● **Aim of the task**
Working from the top of the listing below, retype each line through the line containing "import plotly.graph_objects as go", both included, with no pictures.

◆ ◆ ◆ ◆ ◆

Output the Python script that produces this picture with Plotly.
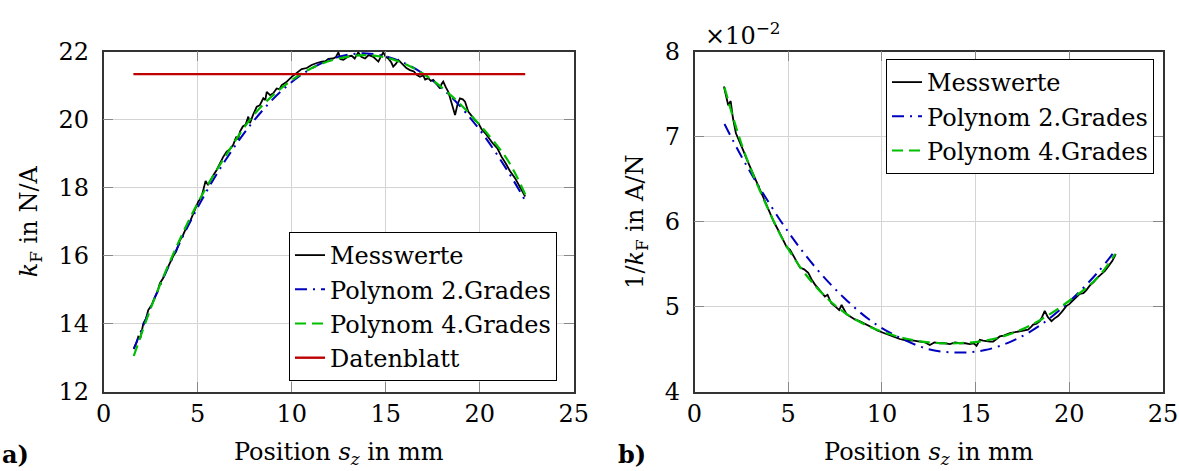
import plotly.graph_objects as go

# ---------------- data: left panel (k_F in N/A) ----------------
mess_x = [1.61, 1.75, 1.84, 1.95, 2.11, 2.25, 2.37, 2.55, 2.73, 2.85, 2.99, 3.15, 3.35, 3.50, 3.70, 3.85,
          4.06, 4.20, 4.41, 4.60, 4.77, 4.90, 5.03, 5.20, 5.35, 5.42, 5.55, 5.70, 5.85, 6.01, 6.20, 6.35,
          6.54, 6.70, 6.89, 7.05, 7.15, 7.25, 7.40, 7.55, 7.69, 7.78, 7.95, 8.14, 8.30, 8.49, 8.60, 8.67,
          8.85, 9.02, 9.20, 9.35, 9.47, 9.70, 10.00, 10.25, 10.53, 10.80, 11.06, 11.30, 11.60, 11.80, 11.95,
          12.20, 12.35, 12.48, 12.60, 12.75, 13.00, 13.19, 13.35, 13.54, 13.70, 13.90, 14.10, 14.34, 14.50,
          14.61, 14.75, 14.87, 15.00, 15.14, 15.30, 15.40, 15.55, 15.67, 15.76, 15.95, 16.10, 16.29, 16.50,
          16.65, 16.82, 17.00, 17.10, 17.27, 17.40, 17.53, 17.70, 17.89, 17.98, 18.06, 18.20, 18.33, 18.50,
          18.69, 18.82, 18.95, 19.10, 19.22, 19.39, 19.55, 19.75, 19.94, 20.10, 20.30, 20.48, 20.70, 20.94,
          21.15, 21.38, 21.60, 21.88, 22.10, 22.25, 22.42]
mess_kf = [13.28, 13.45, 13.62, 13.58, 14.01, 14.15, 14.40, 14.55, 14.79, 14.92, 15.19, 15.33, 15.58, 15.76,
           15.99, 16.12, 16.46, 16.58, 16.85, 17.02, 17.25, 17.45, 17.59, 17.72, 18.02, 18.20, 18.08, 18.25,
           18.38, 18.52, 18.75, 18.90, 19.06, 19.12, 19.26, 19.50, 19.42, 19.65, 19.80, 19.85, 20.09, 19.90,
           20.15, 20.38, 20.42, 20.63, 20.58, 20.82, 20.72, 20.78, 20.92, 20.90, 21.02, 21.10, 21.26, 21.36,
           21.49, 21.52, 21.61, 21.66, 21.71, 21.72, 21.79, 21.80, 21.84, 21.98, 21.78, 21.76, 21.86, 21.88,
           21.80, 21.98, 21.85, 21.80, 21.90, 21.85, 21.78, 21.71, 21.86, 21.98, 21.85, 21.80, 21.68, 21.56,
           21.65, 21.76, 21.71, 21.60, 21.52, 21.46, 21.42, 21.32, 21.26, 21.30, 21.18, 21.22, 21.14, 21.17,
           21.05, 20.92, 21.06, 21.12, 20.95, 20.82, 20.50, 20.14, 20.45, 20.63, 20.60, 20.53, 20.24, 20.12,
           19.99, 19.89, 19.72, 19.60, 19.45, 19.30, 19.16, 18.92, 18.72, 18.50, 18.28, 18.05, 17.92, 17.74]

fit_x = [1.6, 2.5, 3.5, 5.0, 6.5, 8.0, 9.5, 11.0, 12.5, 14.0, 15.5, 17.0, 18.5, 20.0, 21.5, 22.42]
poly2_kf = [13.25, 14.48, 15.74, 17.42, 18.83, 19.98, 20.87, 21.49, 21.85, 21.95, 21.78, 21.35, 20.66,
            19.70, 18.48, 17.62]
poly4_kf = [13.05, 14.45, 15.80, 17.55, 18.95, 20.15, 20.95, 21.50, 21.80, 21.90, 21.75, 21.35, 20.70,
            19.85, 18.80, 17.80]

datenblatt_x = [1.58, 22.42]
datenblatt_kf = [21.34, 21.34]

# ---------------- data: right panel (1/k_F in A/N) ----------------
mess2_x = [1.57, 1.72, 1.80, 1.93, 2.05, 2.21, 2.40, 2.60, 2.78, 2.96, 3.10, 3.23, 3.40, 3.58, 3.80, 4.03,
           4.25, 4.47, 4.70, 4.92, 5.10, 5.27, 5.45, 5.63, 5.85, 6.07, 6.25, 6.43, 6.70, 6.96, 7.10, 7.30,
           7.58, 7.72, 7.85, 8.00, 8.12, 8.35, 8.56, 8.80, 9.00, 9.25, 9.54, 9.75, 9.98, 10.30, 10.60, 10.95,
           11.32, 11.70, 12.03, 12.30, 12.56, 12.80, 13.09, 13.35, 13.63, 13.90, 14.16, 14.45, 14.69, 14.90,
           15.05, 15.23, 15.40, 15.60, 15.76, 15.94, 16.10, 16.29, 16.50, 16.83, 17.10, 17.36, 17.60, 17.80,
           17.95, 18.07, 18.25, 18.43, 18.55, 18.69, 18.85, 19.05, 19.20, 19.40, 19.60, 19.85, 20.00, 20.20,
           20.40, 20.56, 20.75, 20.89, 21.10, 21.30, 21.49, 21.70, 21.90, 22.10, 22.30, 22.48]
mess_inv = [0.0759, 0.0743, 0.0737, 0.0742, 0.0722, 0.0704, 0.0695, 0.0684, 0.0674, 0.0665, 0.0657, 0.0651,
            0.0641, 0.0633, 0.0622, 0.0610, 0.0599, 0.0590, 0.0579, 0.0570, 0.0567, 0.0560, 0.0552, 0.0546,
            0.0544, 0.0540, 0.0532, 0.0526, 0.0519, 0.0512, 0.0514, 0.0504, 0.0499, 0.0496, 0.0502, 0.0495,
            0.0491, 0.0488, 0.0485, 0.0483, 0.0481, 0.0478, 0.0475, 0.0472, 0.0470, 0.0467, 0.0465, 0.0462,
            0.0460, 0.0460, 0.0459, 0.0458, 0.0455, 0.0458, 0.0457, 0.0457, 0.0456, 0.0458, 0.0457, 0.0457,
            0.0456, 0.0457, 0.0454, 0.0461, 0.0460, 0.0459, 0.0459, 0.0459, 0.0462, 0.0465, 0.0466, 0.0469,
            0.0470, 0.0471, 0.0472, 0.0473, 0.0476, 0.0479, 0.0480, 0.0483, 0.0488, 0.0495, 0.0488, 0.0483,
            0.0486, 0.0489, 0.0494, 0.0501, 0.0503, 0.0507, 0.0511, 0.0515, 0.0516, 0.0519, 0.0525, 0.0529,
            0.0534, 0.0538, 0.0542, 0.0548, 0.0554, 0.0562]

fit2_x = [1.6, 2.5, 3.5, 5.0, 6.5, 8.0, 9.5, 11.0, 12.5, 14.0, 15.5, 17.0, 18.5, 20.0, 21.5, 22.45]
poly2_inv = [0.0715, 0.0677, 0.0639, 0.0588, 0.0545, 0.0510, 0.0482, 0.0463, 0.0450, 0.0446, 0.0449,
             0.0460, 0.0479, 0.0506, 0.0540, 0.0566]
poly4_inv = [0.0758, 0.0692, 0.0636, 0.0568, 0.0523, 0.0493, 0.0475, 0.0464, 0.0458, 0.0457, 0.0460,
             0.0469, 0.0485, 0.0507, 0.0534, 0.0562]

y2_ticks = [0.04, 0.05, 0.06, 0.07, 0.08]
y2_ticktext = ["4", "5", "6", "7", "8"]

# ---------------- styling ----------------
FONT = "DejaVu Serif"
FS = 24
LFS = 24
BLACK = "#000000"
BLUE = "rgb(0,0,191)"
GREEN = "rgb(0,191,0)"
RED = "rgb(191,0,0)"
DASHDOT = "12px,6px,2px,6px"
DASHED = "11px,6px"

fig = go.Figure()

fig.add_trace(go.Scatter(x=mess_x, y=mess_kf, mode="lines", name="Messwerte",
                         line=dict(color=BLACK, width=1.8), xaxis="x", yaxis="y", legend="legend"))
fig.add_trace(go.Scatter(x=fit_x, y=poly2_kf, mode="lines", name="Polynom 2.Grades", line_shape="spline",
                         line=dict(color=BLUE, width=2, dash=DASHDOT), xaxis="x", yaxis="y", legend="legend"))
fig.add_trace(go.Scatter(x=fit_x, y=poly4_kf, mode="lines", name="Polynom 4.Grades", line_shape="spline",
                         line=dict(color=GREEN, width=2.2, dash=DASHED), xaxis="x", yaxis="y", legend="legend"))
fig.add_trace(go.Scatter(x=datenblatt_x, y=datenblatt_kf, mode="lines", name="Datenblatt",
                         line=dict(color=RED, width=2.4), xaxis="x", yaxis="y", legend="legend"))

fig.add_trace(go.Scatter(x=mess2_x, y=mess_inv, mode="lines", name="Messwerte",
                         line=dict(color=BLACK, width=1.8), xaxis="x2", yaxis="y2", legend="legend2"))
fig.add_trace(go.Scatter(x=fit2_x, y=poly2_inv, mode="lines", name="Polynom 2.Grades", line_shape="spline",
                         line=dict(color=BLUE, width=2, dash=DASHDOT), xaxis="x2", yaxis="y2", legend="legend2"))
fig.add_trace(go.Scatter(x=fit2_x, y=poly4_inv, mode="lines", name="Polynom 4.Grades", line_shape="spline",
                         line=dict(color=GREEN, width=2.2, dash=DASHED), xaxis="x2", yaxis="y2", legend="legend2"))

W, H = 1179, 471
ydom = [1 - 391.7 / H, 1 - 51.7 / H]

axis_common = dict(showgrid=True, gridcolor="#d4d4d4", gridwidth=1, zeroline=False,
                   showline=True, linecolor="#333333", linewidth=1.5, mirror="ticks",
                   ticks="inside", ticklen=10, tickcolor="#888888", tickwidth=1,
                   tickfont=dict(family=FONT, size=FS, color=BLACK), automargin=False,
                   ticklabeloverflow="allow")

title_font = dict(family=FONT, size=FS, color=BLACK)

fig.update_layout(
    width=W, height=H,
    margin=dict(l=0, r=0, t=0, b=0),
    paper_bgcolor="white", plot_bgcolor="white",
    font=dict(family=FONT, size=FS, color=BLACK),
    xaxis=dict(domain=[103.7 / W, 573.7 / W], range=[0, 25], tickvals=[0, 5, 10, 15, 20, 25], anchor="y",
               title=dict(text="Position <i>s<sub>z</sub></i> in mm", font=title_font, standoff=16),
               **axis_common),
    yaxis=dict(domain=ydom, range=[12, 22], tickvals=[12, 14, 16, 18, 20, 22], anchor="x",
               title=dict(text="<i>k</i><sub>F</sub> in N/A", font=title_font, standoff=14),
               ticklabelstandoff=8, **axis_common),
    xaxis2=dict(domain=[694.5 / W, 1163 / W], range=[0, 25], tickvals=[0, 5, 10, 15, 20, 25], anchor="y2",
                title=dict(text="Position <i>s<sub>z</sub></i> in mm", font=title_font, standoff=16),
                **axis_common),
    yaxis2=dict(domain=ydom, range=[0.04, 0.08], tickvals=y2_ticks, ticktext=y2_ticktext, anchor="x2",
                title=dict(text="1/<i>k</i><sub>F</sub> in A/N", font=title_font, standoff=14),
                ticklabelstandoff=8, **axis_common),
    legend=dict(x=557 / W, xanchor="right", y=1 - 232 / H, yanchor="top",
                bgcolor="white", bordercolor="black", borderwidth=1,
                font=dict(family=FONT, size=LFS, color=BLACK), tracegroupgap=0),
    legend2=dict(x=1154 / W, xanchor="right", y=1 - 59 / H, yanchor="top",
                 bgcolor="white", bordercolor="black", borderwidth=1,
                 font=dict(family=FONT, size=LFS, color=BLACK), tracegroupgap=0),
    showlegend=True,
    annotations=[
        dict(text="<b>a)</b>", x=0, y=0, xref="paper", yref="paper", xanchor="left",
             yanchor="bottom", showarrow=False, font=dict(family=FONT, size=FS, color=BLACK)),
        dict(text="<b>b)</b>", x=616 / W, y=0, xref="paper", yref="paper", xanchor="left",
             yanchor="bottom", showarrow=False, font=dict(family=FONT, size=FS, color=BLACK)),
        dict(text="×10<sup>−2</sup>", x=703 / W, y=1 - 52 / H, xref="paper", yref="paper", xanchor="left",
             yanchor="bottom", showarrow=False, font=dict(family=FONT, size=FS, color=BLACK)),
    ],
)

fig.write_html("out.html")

◆ ◆ ◆ ◆ ◆

● **Output for this task**
Output the Python script that produces this picture with Plotly.
import plotly.graph_objects as go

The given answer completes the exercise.